His specific love for Roman sarcophagi comes from something more personal.
“I’m a grown up goth,” Allen said. “When I was younger I was just one of those kids who wore nothing but black and all the jewelry and the bat paraphernalia, rings with spiders on them … I just liked tombs, and this kind of imagery associated with funerals and death.”
He said although he doesn’t consider himself a goth anymore, he finds funerary art provides a great look inside a culture.
“Roman coffins and the myths on them give you privileged insight into knowing Romans themselves, what they thought was most important about life and how they wanted to be remembered,” Allen said. “I just find that moving and touching. It kind of grabs you in a personal and psychological level in a way that other things don’t.”
When Allen was studying sarcophagi in Rome, he said he went from museum to museum photographing every surviving funerary artifact he could get his hands on.
The Romans produced coffins in such large quantities that tens of thousands survive today, he said.
Allen said he is also fascinated by the way myths were used to help ancient people understand their lives.
“How Greeks and Romans themselves imagine their own world and their own place in the world, the meaning of life, the cosmos, imagine political events, imagine their gender relations through a mythological lens, that’s what I do, really,” Allen said.
Romans chose the myths carved onto their coffins to reflect themselves, Allen said, citing the legend of Hercules as a popular example.
But some of the stories chosen can seem strange at first glance, he said. Allen keeps a picture of a Roman sarcophagus behind his desk. This coffin tells the Greek myth of Medea.

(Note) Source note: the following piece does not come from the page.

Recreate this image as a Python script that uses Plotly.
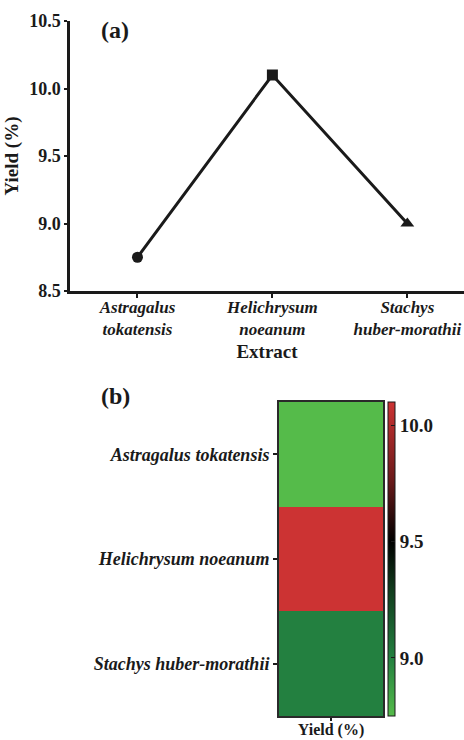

“[She] marries a Greek prince, a hero, goes back to Greece with him, they have two kids, but later on, her husband — a hero named Jason — has a mid-life crisis,” Allen said. “He wants to jilt his wife, get a hot Ferrari and a hot trophy bride, and he essentially jilts Medea and her two kids there and she’s totally stranded, she’s a foreigner and here she is in Greece.”
Because Medea was a divorced woman, she had no protection in the ancient world, Allen said.
“So she has her vengeance by killing her own two kids and then escaping, that’s the story of Medea,” he said. “What would [the sarcophagus] have cost, translated into modern dollars, $600,000? You think, ‘Why would an ancient Roman woman spend roughly $600,000 so that all her future generations of descendants could see the story of Medea on her coffin?’ Like, who on Earth would want to be remembered as a killer of children? The people looking at this are going to be your own family members.”
With interests centered around European history, Allen said he never imagined ending up in the Midwest.
Still, he said he’s glad he did.
“Carbondale’s really grown on me,” Allen said. “I came here for the people.”